Here is an argument as put by an ally, in a way I could not put it:

I am cisgender, identifying with the gender I was assigned at birth, and will therefore not pretend to understand what it is like to be otherwise. But given the difficulty and expense of changing pronouns, name, wardrobe or sex organs, I find it hard to believe that anyone would do so out of some goal of attention or manipulation, or anything other than genuine and extreme discomfort with their previous life… All that is being asked of people comfortable with the gender they were assigned at birth is their acceptance and respect.

“Cisgender”, “identifying”, “assigned”- this is a person who has read about us or talked to us, and uses our language. “Cisgender” is a word she feels the need to explain, unless the magazine put that bit in. This is the only language which does not call trans women men, but some object to it. She has done some research, and shows empathy.

Pronouns, name, wardrobe or sex organs– I like that list, giving an indication of the magnitude of the change. Changing my wardrobe to a new look is indeed a big deal. Social changing is huge.

Genuine and extreme discomfort is the point. I felt it, and before then was desensitised by its magnitude. I still feel it, am still recovering. That’s the argument I can’t make, because when it is not a killer argument for someone that’s a punch in the throat for me. “You were upset? Tough. Shit happens.” Lots of people have a really hard time, and I do not want to dismiss anyone else’s struggles, because when someone dismisses mine it makes me worthless, weak and ridiculous, again, and I despair.

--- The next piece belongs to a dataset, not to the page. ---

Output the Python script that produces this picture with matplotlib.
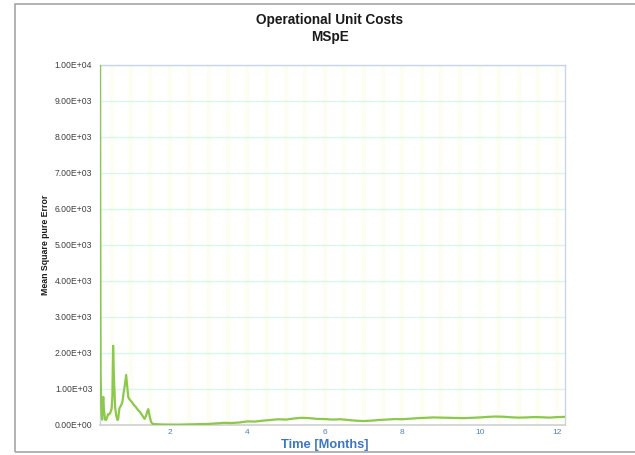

She said it. I am grateful. I feel cared for. I wish I did not need that, which is a shame, because it is part of the human condition.

Acceptance and respect. Not special treatment in any way; if we are criminals I want no special treatment, but I want your horror directed at the criminal themself, not at all of us. I want called by the name I choose and not to have particular fears around going to the toilet. It is not much to ask.

Renoir, Parisiennes in Algerian costume

8 thoughts on “Allies

  1. Excellent points. I truly wish more of us opened our hearts and minds to those unlike us in any manner. As you said Clare, “I do not want to dismiss anyone else’s struggles,” for when we do, we diminish us all. We each need to learn to uplift one another, remembering we are uniquely designed, we all have special gifts to give, and we all have the need to be loved, and treated with compassion and dignity.